About Thalia
Thalia Geiger is a poetry editor, and author of the chapbook Wild Like a Woman (Finishing Line Press, 2025) and Red Death, Purple Dark (Thirty West Publishing, February 2026). With a poem recently nominated for a 2025 Pushcart Prize, she is the winner of Black Fox Literary’s 2025 Summer Fox Tales Contest and her work has been featured in New York Quarterly, New Ohio Review, Allegory Ridge, Coffin Bell, Grim & Gilded and more. She hails from Philadelphia, where she works in journal publishing.
You can find her on Instagram and BlueSky @thalierr.
Early Reviews of Red Death, Purple Dark
Thalia Geiger’s searing, questioning poems explore the pains and pleasures of “worldly things,” of making one’s way in a body, in a life, with presence and courage. ‘And the trees will bloom just the same,’ she writes, ‘a hundred-thousand small bombs in white & pink / will be the color of all our deaths.’ Imagistic, psychological, Red Death, Purple Dark is a remarkable confrontation to the world’s gorgeous fragility—its poems linger in my mind.
[D]efine the world as this, Red Death commands: always at a tremor. In Geiger’s debut excavation of our eternally shaking ground, she unearths the divinity in fainting, the simulacrum of flesh, and the appetite of color. Hers is a spell for the starving girls — the stranded and the starry-eyed. A sage for the most hollowed chamber of the heart, to restore what spirit the weight of living has buried.
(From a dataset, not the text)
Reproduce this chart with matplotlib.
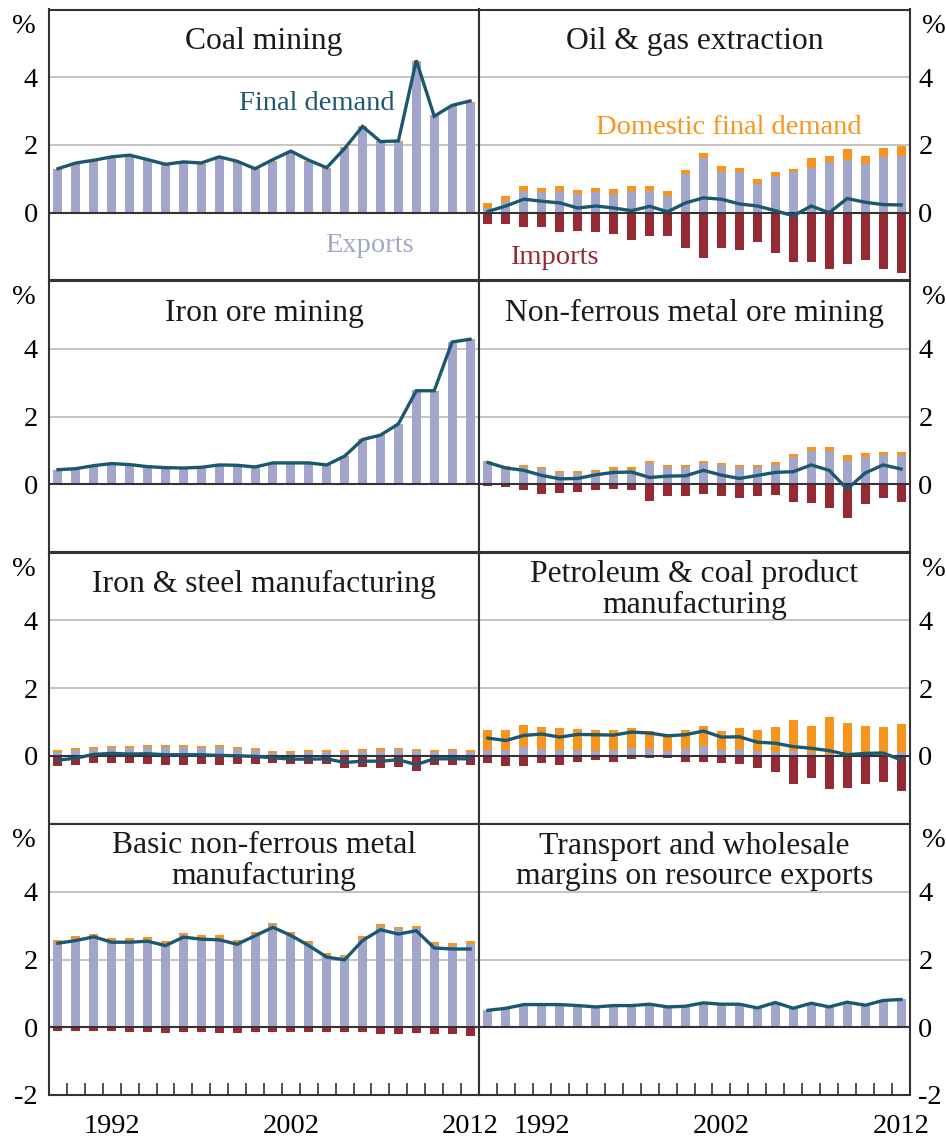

Thalia Geiger’s Red Death, Purple Dark, moves like the pages of a modern grimoire, gathering the ingredients of memory and lyrical imagery to make potions of poems that might heal or sear or simply delight. Drink deep in the mirror is the incantation each line seems to sing, reminding anyone, who dares to see, “how thin the line of separation is, from taut to tetherless.” Whether confronting literary traditions, personal traumas, disquieting landscapes, or nuanced origins, Geiger’s poems anchor their intelligence and craft in a terse truth – we are spells ourselves and should not forget it.
Thalia Geiger’s lyricism stuns in Red Death Purple Dark, poems woven in dim places & bright ones too, archeology & [de]construction, introspective observation, all extremely important in Geiger’s work, but more so poetry is always revelation, Geiger’s work too all illumination, evoking rainbows, strawberries, vibrancy & dark altogether, impossible colors bearing witness on the page. Fantastic read.
These poems are delicate and raw: poems with the skin off. There is an accomplished level of innovation and technique, particularly in the pair of sushi poems with an initial long poem followed by a stripped-down version of the same poem: brilliant work. There is an admixture of delicacy and power at play here that, at times, smells like Sylvia Plath, in a good way.
At its core, Red Death, Purple Dark crackles and pulses with rotting, devouring, and nature in its many temporal and fragile states. In her debut collection, Thalia Geiger masterfully wrestles with an ever-changing earth, how apocalypses take many shapes and forms, the dualities of desire, hunger, and worldly griefs: “Nothing grows right, not even the / strawberries, whose red death / only bore white fruit that browned / before it ever blushed,” she writes in the book’s titular poem. “Don’t you see everything / lives by dying?” With surprising voltas and a speaker who holds nothing back, Red Death, Purple Dark is both the disturbance and the salve. Like a ripe strawberry swiped across one’s mouth in the middle of summer, this collection will most certainly leave an indelible mark on any reader who is lucky enough to pick it up, devour every line.
Praise for Wild Like a Woman
Come revel in the femme splendor of this tantalizing collection with me – I can’t tell you how to work the witchcraft of being fully present in the natural world any better than these poems do. Thalia Geiger’s Wild Like a Woman is a complex blossoming and yet also fully bloomed. She embodies “The whole river, and everything that lives inside it.” She embraces the shapeshifting energy of the cicada, the microbiome, the invasive ivy. “I hear it singing in the dark,” Geiger writes of the dark feminine spirit, and I believe her.
Thalia Geiger’s new collection is a lesson in scale, simultaneously intimately human and humble while taking in all of the universe. Its exploration of womanhood in a post-roe world shrinks down to the size of a single lost birth control pill and gut biomes, only to explode out into a critique of poetry itself. It starts and ends exposed to the world; unsure but ready; fiercely proud of its container even as it explores its raw edges. Like Louise Glück, Ana Codjoe and other poets it proudly takes its inspiration from, Wild Like a Woman is a sharp, naturalistic and full exploration of modern femininity that anyone can find inspiration in.
With poetry and verse that is unrelentingly original, authentic, eloquent, memorable, and deftly crafted, Wild Like a Woman is an extraordinary read and an unreservedly recommended addition to personal reading lists, as well as community and college/university library Contemporary American Poetry collections.